Dass dies nun vielleicht bald nicht mehr möglich ist, liegt an einer Neubewertung des Betriebes durch das Finanzamt Erding. Bislang galt das Hotel als sogenannter Zweckbetrieb, was bedeutet, nicht das eigentliche Geschäft - hier die Beherbergung von Gästen - steht im Vordergrund, sondern die Ausbildung. Das Hotel war also gewissermaßen eine Lehrwerkstatt für angehende Hoteliers. Dies hatte Auswirkungen auf die Besteuerung, sagt Geier: Zwar habe man, wie jedes andere Hotel auch, ganz regulär Umsatzsteuer bezahlt, bei den Gewinnen galt jedoch ein reduzierter Satz.

Dass das Hotel in den vergangenen Jahren Profit gemacht habe, bestreitet man beim BFW nicht, ganz im Gegenteil. "Wir müssen schwarze Zahlen schreiben", sagt André Stiefenhofer, Marketingleiter im BFW. Auch in den übrigen Lehrwerkstätten bemühe man sich um einen mindestens kostendeckenden Betrieb. Der Unterschied zu einer Firma in der freien Wirtschaft sei aber, dass der Hauptzweck des Hotels eben nicht der Gewinn, sondern die Ausbildung sei.

Bis vor wenigen Monaten sah man das beim Finanzamt ebenso, erklärt Geier. Dieses habe dem BFW noch Ende vergangenen Jahres mitgeteilt, dass man grundsätzlich keine Probleme darin sehe, das Hotel Bildungsblick als reinen Zweckbetrieb einzustufen - wollte dies aber gleichzeitig von einem Steuerprüfer untersuchen lassen. Dies ist kürzlich nun geschehen, mit dem Ergebnis, dass das Hotel nach mehr als vier Jahren seinen Status als Zweckbetrieb verlieren soll.

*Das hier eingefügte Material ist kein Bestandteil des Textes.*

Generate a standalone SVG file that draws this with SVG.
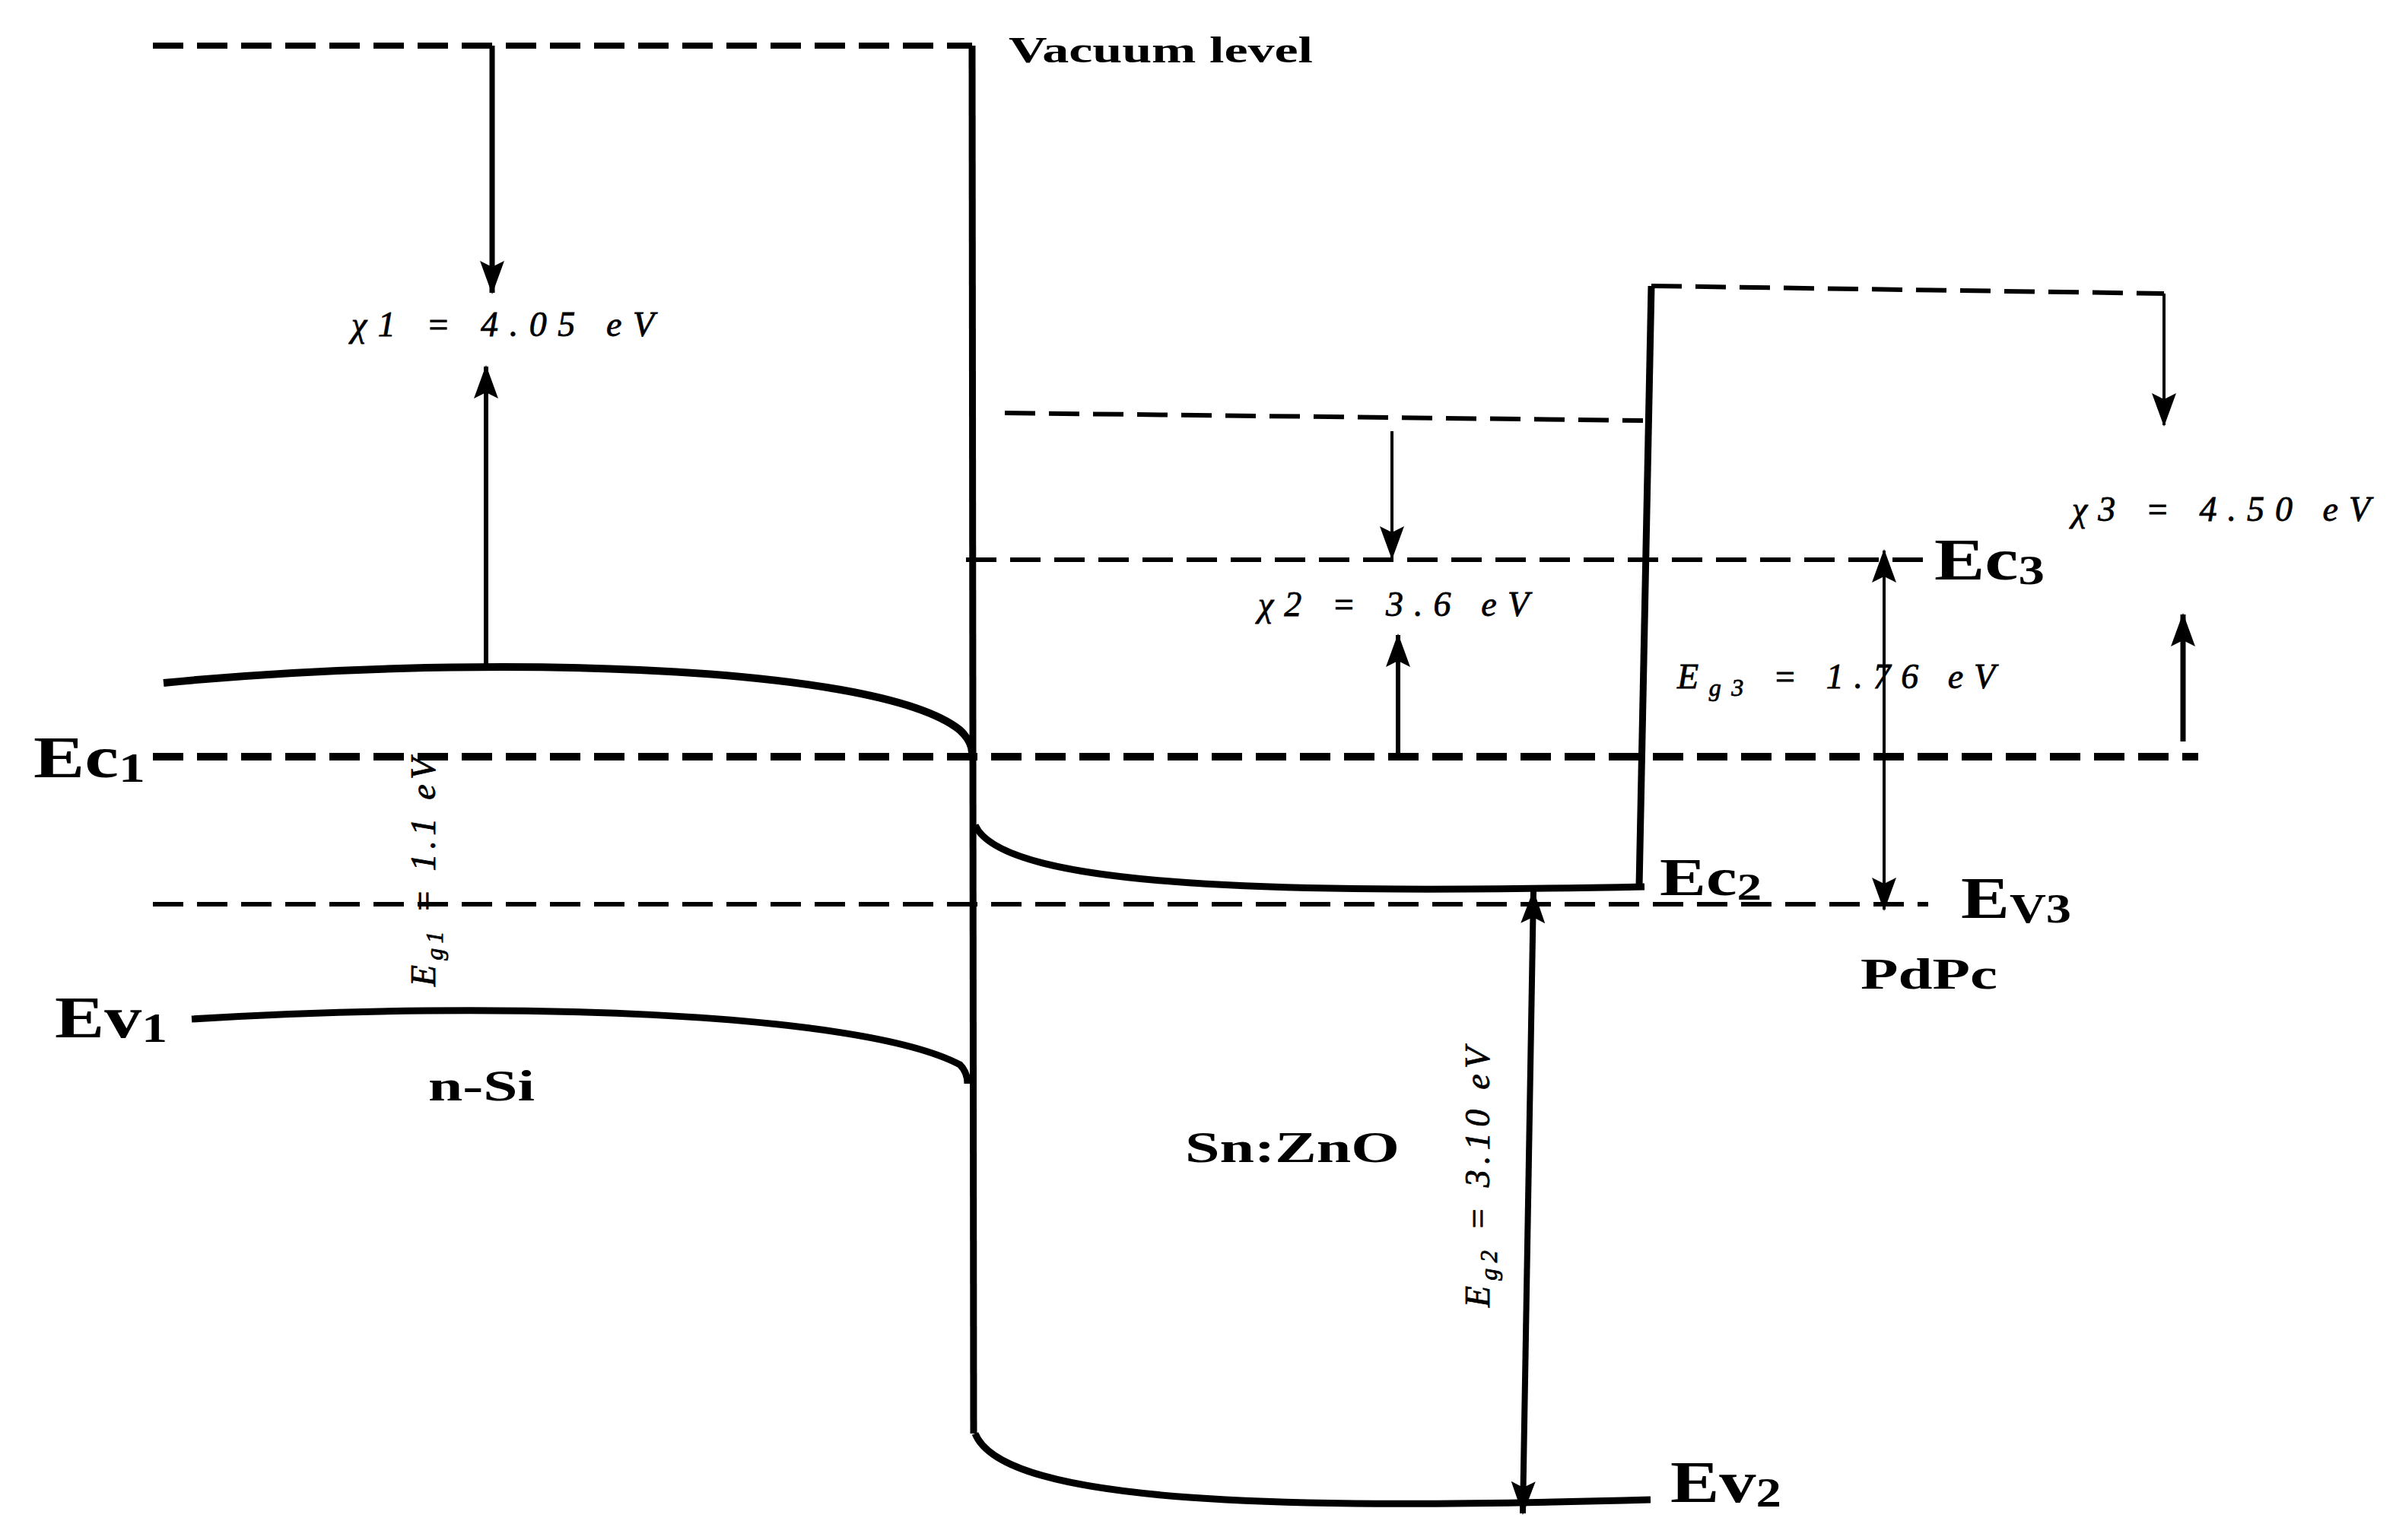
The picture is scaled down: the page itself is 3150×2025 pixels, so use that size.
<svg xmlns="http://www.w3.org/2000/svg" width="3150" height="2025" viewBox="0 0 3150 2025">
<style>
.d{fill:none;stroke:#000;stroke-dasharray:40,18}
.s{fill:none;stroke:#000}
.lab{font-family:"Liberation Serif",serif;font-weight:bold;fill:#000}
.m{font-family:"Liberation Serif",serif;font-style:italic;font-size:46px;fill:#000;stroke:#000;stroke-width:0.8}
</style>
<defs>
<marker id="ar" markerUnits="userSpaceOnUse" markerWidth="44" markerHeight="32" refX="42" refY="16" orient="auto-start-reverse" viewBox="0 0 44 32">
<path d="M0,0 L44,16 L0,32 L8,16 Z" fill="#000"/>
</marker>
</defs>
<rect width="3150" height="2025" fill="#fff"/>
<g id="connectors">
<line class="d" x1="201" y1="60" x2="1278" y2="60" stroke-width="8"/>
<line class="d" x1="201" y1="995" x2="2890" y2="995" stroke-width="10"/>
<line class="d" x1="201" y1="1189" x2="2535" y2="1189" stroke-width="6"/>
<line class="d" x1="1321" y1="543" x2="2160" y2="553" stroke-width="6"/>
<line class="d" x1="1270" y1="736" x2="2537" y2="736" stroke-width="6"/>
<line class="d" x1="2171" y1="376" x2="2845" y2="386" stroke-width="6"/>
<path class="s" stroke-width="9" d="M1278,60 L1280,1885"/>
<path class="s" stroke-width="9" d="M2171,376 L2155,1166"/>
<path class="s" stroke-width="10" d="M215,898 C600,860 1150,870 1262,960 Q1278,975 1278,990"/>
<path class="s" stroke-width="9" d="M252,1340 C650,1315 1130,1330 1262,1400 Q1272,1410 1272,1425"/>
<path class="s" stroke-width="9" d="M1282,1085 C1320,1170 1700,1175 2162,1166"/>
<path class="s" stroke-width="9" d="M1282,1885 C1320,1980 1700,1985 2170,1972"/>
<line class="s" stroke-width="7" x1="647" y1="60" x2="647" y2="385" marker-end="url(#ar)"/>
<line class="s" stroke-width="6" x1="639" y1="880" x2="639" y2="482" marker-end="url(#ar)"/>
<line class="s" stroke-width="4" x1="1830" y1="567" x2="1830" y2="734" marker-end="url(#ar)"/>
<line class="s" stroke-width="6" x1="1838" y1="995" x2="1838" y2="835" marker-end="url(#ar)"/>
<line class="s" stroke-width="4" x1="2845" y1="386" x2="2845" y2="559" marker-end="url(#ar)"/>
<line class="s" stroke-width="7" x1="2870" y1="975" x2="2870" y2="808" marker-end="url(#ar)"/>
<line class="s" stroke-width="4" x1="2477" y1="724" x2="2477" y2="1196" marker-start="url(#ar)" marker-end="url(#ar)"/>
<line class="s" stroke-width="8" x1="2016" y1="1172" x2="2002" y2="1990" marker-start="url(#ar)" marker-end="url(#ar)"/>
</g>
<g id="labels">
<text class="lab" x="1326" y="82" font-size="48" textLength="400" lengthAdjust="spacingAndGlyphs">Vacuum level</text>
<text class="lab" x="44" y="1022" font-size="78" textLength="147" lengthAdjust="spacingAndGlyphs">Ec<tspan font-size="54" dy="6">1</tspan></text>
<text class="lab" x="72" y="1364" font-size="78" textLength="148" lengthAdjust="spacingAndGlyphs">Ev<tspan font-size="54" dy="6">1</tspan></text>
<text class="lab" x="2182" y="1177" font-size="70" textLength="134" lengthAdjust="spacingAndGlyphs">Ec<tspan font-size="50" dy="6">2</tspan></text>
<text class="lab" x="2196" y="1975" font-size="78" textLength="146" lengthAdjust="spacingAndGlyphs">Ev<tspan font-size="54" dy="6">2</tspan></text>
<text class="lab" x="2543" y="762" font-size="78" textLength="145" lengthAdjust="spacingAndGlyphs">Ec<tspan font-size="54" dy="6">3</tspan></text>
<text class="lab" x="2578" y="1207" font-size="78" textLength="145" lengthAdjust="spacingAndGlyphs">E<tspan font-size="54" dy="6">V3</tspan></text>
<text class="lab" x="563" y="1447" font-size="56" textLength="140" lengthAdjust="spacingAndGlyphs">n-Si</text>
<text class="lab" x="1558" y="1528" font-size="58" textLength="282" lengthAdjust="spacingAndGlyphs">Sn:ZnO</text>
<text class="lab" x="2446" y="1300" font-size="56" textLength="180" lengthAdjust="spacingAndGlyphs">PdPc</text>
<text class="m" x="462" y="442" textLength="398" lengthAdjust="spacing">χ1 = 4.05 eV</text>
<text class="m" x="1654" y="810" textLength="356" lengthAdjust="spacing">χ2 = 3.6 eV</text>
<text class="m" x="2724" y="685" textLength="392" lengthAdjust="spacing">χ3 = 4.50 eV</text>
<text class="m" x="2205" y="905" textLength="418" lengthAdjust="spacing">E<tspan font-size="32" dy="10">g3</tspan><tspan dy="-10"> = 1.76 eV</tspan></text>
<text class="m" transform="translate(572,1297) rotate(-90)" textLength="300" lengthAdjust="spacing">E<tspan font-size="32" dy="10">g1</tspan><tspan dy="-10"> = 1.1 eV</tspan></text>
<text class="m" transform="translate(1958,1719) rotate(-90)" textLength="342" lengthAdjust="spacing">E<tspan font-size="32" dy="10">g2</tspan><tspan dy="-10"> = 3.10 eV</tspan></text>
</g>
</svg>
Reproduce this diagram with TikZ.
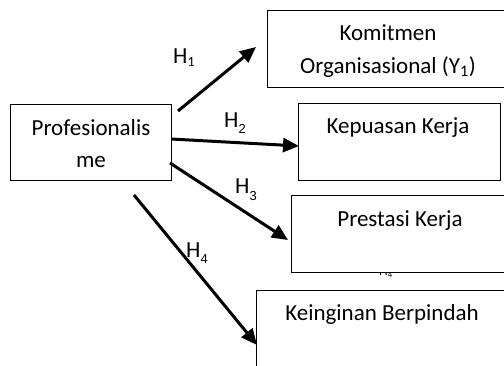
\documentclass[tikz,border=0pt]{standalone}
\usepackage{fontspec}
\setmainfont{Carlito}
\newfontfamily\subfont{Liberation Sans}
\usetikzlibrary{arrows.meta}
\begin{document}
\begin{tikzpicture}[x=1pt,y=-1pt,
  box/.style={draw, line width=1.3pt, fill=white, inner sep=0pt, anchor=north west},
  txt/.style={font=\fontsize{23}{32}\selectfont, inner sep=0pt, anchor=base},
  hl/.style={font=\fontsize{23}{23}\selectfont, inner sep=0pt, anchor=base west},
  arr/.style={line width=3pt, -{Triangle[length=16pt,width=14pt]}}]
\clip (0,0) rectangle (504,365);
% stray label fragment hidden behind box
\node[inner sep=0pt, anchor=base west, font=\subfont\fontsize{12}{12}\selectfont] (h4b) at (379,275) {H\raisebox{-2pt}{\fontsize{8}{8}\selectfont 4}};
% boxes
\node[box, minimum width=161pt, minimum height=76pt] (prof) at (10,104) {};
\node[box, minimum width=245pt, minimum height=77pt] (kom) at (267,10) {};
\node[box, minimum width=202pt, minimum height=77pt] (kep) at (298,103) {};
\node[box, minimum width=220pt, minimum height=77pt] (pre) at (291,195) {};
\node[box, minimum width=255pt, minimum height=90pt] (kei) at (256,290) {};
% texts
\node[txt] (t1) at (91,135) {Profesionalis};
\node[txt] (t2) at (91,167) {me};
\node[txt] (t3) at (388,40) {Komitmen};
\node[txt] (t4) at (388,73) {Organisasional (Y\textsubscript{1})};
\node[txt] (t5) at (398,133) {Kepuasan Kerja};
\node[txt] (t6) at (400,226) {Prestasi Kerja};
\node[txt] (t7) at (382,320) {Keinginan Berpindah};
% hypothesis labels
\node[hl] (h1) at (173,63) {H\raisebox{-3pt}{\fontsize{14}{14}\selectfont 1}};
\node[hl] (h2) at (224,127) {H\raisebox{-6pt}{\subfont\fontsize{13}{13}\selectfont 2}};
\node[hl] (h3) at (235,193) {H\raisebox{-7pt}{\subfont\fontsize{13}{13}\selectfont 3}};
\node[hl] (h4) at (186,257) {H\raisebox{-6pt}{\subfont\fontsize{13}{13}\selectfont 4}};
% arrow coordinates
\coordinate (s1) at (178,111); \coordinate (e1) at (256,47);
\coordinate (s2) at (171,139); \coordinate (e2) at (299,146);
\coordinate (s3) at (170,163); \coordinate (e3) at (288,240);
\coordinate (s4) at (134,195); \coordinate (e4) at (257,345);
\draw[arr] (s1) -- (e1);
\draw[arr] (s2) -- (e2);
\draw[arr] (s3) -- (e3);
\draw[arr] (s4) -- (e4);
\end{tikzpicture}
\end{document}
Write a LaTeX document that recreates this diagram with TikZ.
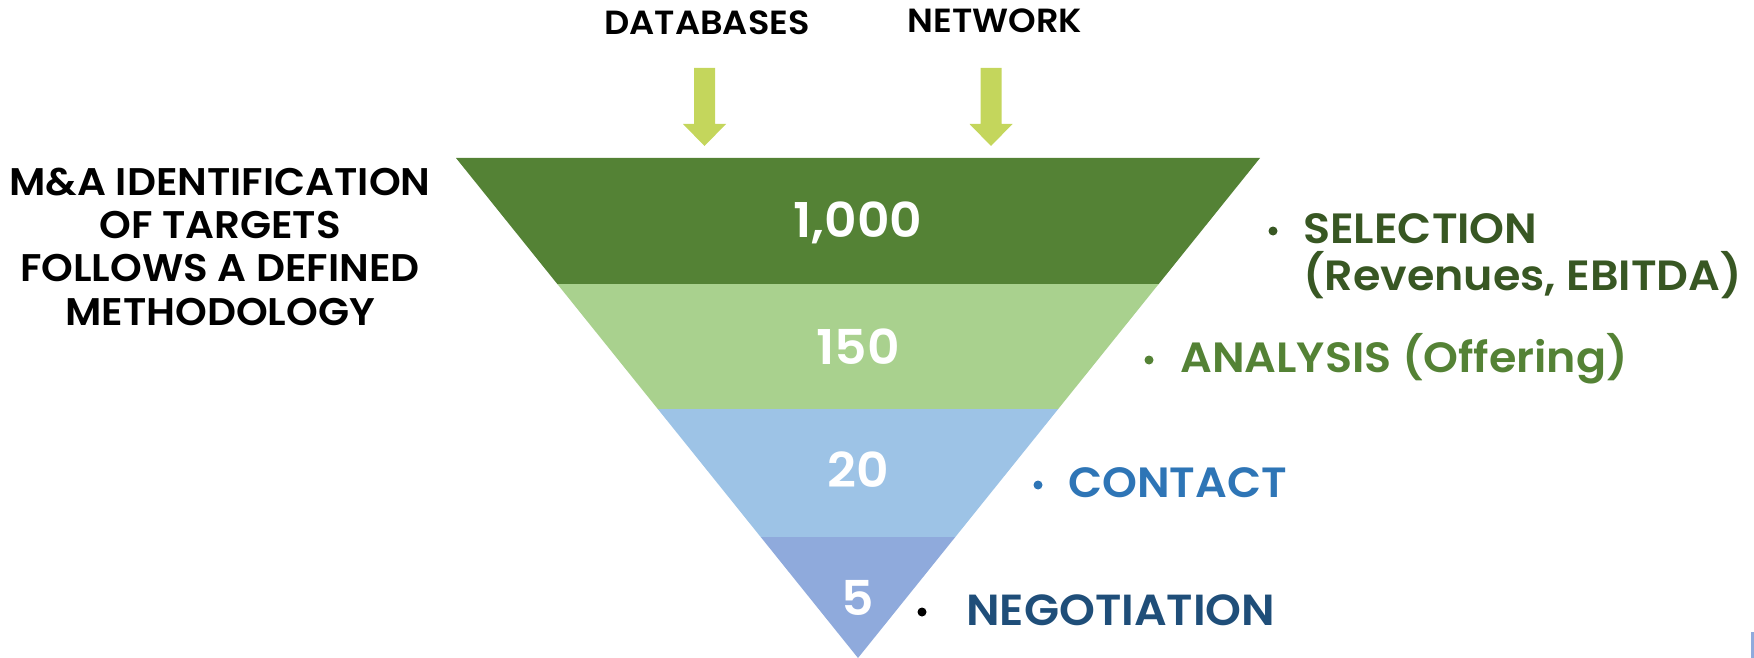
\documentclass[tikz,border=0pt]{standalone}
\usepackage{fontspec}
\setmainfont{Poppins}[BoldFont={* SemiBold},FakeStretch=1.05]
\usetikzlibrary{positioning}

\definecolor{bandsel}{RGB}{84,130,53}
\definecolor{bandana}{RGB}{169,209,142}
\definecolor{bandcon}{RGB}{157,195,230}
\definecolor{bandneg}{RGB}{143,170,220}
\definecolor{feedlime}{RGB}{196,214,92}
\definecolor{txtsel}{RGB}{56,87,35}
\definecolor{txtana}{RGB}{84,130,53}
\definecolor{txtcon}{RGB}{46,117,182}
\definecolor{txtneg}{RGB}{31,78,121}

\begin{document}
\begin{tikzpicture}[x=1pt,y=-1pt,
    toplabel/.style={font=\fontsize{33.5}{38}\selectfont\bfseries,anchor=base,inner sep=0pt},
    stagenum/.style={font=\fontsize{48}{54}\selectfont\bfseries,text=white,anchor=base,inner sep=0pt},
    stagelabel/.style={font=\fontsize{42.3}{47}\selectfont\bfseries,anchor=base west,align=left,inner sep=0pt},
    bulletdot/.style={circle,fill,inner sep=0pt,minimum size=9pt}]
    \useasboundingbox (0,0) rectangle (1754,658);

    % funnel bands
    \fill[bandsel] (456,158) -- (1260,158) -- (1158.7,284) -- (557.3,284) -- cycle;
    \fill[bandana] (557.3,284) -- (1158.7,284) -- (1058.2,409) -- (657.8,409) -- cycle;
    \fill[bandcon] (657.8,409) -- (1058.2,409) -- (955.3,537) -- (760.7,537) -- cycle;
    \fill[bandneg] (760.7,537) -- (955.3,537) -- (858,658) -- cycle;

    \node[stagenum] (n1000) at (858,237) {1,000};
    \node[stagenum] (n150) at (858,364) {150};
    \node[stagenum] (n20) at (858,487) {20};
    \node[stagenum] (n5) at (858,615) {5};

    % sources feeding the funnel
    \node[toplabel] (db) at (707,35) {DATABASES};
    \node[toplabel] (net) at (995,33) {NETWORK};
    \coordinate (dbtop) at (704.5,68);
    \coordinate (nettop) at (991,68);
    \foreach \src in {dbtop,nettop}
        \fill[feedlime] (\src) ++(-10.5,0) -- ++(0,56) -- ++(-11,0) -- ++(21.5,22)
            -- ++(21.5,-22) -- ++(-11,0) -- ++(0,-56) -- cycle;

    \node[font=\fontsize{38.5}{43.3}\selectfont\bfseries,align=center,anchor=base,inner sep=0pt] (title) at (220,325)
        {M\&A IDENTIFICATION\\OF TARGETS\\FOLLOWS A DEFINED\\METHODOLOGY};

    % stage descriptions
    \node[bulletdot,txtsel] (bsel) at (1273,231) {};
    \node[stagelabel,text=txtsel] (sel) at (1303,290) {SELECTION\\(Revenues, EBITDA)};
    \node[bulletdot,txtana] (bana) at (1149,360) {};
    \node[stagelabel,text=txtana] (ana) at (1180,372) {ANALYSIS (Offering)};
    \node[bulletdot,txtcon] (bcon) at (1038,485) {};
    \node[stagelabel,text=txtcon] (con) at (1068,497) {CONTACT};
    \node[bulletdot,black] (bneg) at (922,612) {};
    \node[stagelabel,text=txtneg,font=\fontsize{43.5}{47}\selectfont\bfseries] (neg) at (966,625) {NEGOTIATION};

    \fill[bandneg] (1751,632) rectangle (1754,658);
\end{tikzpicture}
\end{document}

Nun steht der Status der Gemeinnützigkeit auf dem Spiel

Falls es tatsächlich so kommt - derzeit verhandle man mit dem Finanzamt noch über Alternativen, so Geier - hätte das für das BFW in mehrfacher Hinsicht negative Auswirkungen. Die geringere wäre dabei wohl die drohende Steuernachzahlung. Laut Geier sei dies zwar unangenehm, aber aus den Rücklagen wohl leistbar.

Problematischer wäre laut Geschäftsführer ein anderer Aspekt: Das BFW ist eine gemeinnützige GmbH, diesen Status, so Geier, könnte man aufs Spiel setzen, betriebe man einen kommerziellen Betrieb wie ein Hotel. Tatsächlich kann laut Gesetz die Gemeinnützigkeit verlieren, wer "einen vorrangig wirtschaftlichen Zweck verfolgt", ein Risiko, das man beim BFW nicht eingehen will. Darum sei es auch nicht möglich, das Hotel weiterzuführen, sollte es den Status als Zweckbetrieb verlieren. In diesem Fall werde man den "Bildungsblick" zum 30. April zusperren müssen.